▶ _Source material_:
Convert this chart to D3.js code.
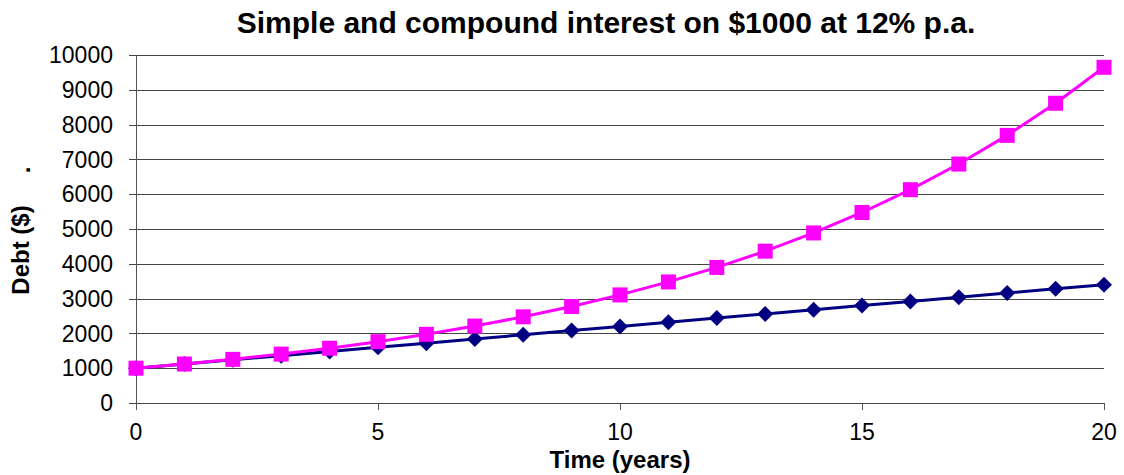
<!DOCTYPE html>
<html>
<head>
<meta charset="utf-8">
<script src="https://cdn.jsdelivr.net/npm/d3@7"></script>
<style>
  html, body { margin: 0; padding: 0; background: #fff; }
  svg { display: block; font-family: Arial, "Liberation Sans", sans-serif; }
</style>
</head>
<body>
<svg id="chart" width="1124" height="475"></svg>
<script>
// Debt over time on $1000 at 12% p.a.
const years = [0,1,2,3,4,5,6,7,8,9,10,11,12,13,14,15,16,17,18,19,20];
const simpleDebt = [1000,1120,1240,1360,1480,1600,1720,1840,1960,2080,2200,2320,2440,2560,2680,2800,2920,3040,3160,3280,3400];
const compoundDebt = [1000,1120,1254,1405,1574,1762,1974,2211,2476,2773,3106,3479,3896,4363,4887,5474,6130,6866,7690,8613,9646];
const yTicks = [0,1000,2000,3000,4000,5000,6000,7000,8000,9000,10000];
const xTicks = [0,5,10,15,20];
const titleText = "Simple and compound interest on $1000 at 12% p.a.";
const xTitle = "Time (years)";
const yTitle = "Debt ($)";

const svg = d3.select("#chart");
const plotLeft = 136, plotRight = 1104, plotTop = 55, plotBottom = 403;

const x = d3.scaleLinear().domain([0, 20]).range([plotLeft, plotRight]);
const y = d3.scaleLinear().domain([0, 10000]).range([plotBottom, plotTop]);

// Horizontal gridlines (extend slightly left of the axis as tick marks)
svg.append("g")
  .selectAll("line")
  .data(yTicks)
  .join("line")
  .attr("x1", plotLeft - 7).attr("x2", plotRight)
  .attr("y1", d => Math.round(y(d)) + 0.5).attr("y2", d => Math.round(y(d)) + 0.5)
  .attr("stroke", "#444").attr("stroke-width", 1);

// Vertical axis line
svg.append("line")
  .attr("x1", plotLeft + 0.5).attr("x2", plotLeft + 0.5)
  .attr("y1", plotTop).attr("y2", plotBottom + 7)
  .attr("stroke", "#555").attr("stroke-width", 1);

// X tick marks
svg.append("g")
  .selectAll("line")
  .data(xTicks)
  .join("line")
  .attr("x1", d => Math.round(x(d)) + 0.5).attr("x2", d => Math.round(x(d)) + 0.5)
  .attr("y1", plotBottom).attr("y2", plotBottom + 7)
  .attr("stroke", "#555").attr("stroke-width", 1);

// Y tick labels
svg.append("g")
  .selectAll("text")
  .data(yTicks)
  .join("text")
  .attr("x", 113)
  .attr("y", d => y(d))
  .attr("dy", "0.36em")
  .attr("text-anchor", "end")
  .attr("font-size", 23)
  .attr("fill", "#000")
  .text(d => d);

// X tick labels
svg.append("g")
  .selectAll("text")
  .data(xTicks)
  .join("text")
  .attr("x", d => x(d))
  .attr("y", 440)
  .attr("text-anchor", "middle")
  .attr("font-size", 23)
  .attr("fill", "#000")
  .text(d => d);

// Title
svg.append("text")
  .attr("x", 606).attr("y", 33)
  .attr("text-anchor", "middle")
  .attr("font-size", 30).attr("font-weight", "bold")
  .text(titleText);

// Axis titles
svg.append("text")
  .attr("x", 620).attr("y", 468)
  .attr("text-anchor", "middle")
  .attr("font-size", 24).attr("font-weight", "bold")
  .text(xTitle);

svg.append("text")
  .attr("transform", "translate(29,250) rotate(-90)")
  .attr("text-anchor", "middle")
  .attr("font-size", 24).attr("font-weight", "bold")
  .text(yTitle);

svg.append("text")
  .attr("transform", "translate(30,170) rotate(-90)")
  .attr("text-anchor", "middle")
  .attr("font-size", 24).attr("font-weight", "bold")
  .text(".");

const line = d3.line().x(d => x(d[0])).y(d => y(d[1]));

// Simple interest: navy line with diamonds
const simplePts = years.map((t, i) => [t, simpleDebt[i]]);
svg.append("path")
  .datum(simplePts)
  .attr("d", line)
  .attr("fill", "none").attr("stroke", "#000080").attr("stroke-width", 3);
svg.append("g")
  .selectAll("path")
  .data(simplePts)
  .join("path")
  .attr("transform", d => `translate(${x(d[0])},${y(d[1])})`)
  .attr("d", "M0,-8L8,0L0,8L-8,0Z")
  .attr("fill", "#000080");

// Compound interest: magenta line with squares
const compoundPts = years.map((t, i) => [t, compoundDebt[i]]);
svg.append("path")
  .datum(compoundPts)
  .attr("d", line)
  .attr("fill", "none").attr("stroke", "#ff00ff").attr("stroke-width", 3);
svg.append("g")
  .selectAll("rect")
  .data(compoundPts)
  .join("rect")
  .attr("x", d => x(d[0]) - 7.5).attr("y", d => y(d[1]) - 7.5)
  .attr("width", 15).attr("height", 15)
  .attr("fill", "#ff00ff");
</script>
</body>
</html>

▶ _Goal of the exercise_: State how many lines include the string "chart", and nothing more.

▶ _Written response_: 3